[Figure scripts]
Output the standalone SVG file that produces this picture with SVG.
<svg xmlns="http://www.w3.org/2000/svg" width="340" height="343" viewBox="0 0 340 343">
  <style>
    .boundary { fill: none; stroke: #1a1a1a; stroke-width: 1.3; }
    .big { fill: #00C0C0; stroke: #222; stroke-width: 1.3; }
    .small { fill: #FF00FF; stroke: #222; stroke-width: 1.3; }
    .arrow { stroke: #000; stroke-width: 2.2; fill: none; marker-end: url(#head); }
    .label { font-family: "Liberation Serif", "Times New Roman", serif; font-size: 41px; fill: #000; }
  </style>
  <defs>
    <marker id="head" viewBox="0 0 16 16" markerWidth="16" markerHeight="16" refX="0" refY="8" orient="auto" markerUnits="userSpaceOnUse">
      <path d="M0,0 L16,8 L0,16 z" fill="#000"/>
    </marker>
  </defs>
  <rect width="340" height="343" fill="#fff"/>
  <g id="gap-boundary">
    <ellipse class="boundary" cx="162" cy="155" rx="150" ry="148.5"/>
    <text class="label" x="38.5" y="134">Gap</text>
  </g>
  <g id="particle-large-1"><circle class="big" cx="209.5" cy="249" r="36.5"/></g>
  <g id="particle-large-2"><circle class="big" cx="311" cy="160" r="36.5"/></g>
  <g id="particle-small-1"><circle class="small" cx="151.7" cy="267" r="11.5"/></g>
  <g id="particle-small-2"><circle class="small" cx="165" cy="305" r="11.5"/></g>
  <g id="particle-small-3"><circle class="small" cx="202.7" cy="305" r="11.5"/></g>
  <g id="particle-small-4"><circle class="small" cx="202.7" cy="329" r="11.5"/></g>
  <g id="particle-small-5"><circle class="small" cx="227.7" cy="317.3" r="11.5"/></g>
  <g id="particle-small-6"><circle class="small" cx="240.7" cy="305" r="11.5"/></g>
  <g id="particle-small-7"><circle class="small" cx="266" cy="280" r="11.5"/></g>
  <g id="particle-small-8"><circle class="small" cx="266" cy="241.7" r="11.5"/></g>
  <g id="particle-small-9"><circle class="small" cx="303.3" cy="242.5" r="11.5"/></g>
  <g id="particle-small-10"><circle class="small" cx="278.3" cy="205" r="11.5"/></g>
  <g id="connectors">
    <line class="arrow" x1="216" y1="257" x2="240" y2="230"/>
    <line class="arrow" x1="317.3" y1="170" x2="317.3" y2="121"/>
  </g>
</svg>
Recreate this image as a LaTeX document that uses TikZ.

*Written instruction:* Going through the entries above, report how many lines include the string "this". The number alone is the answer.

*Solved exercise:* 2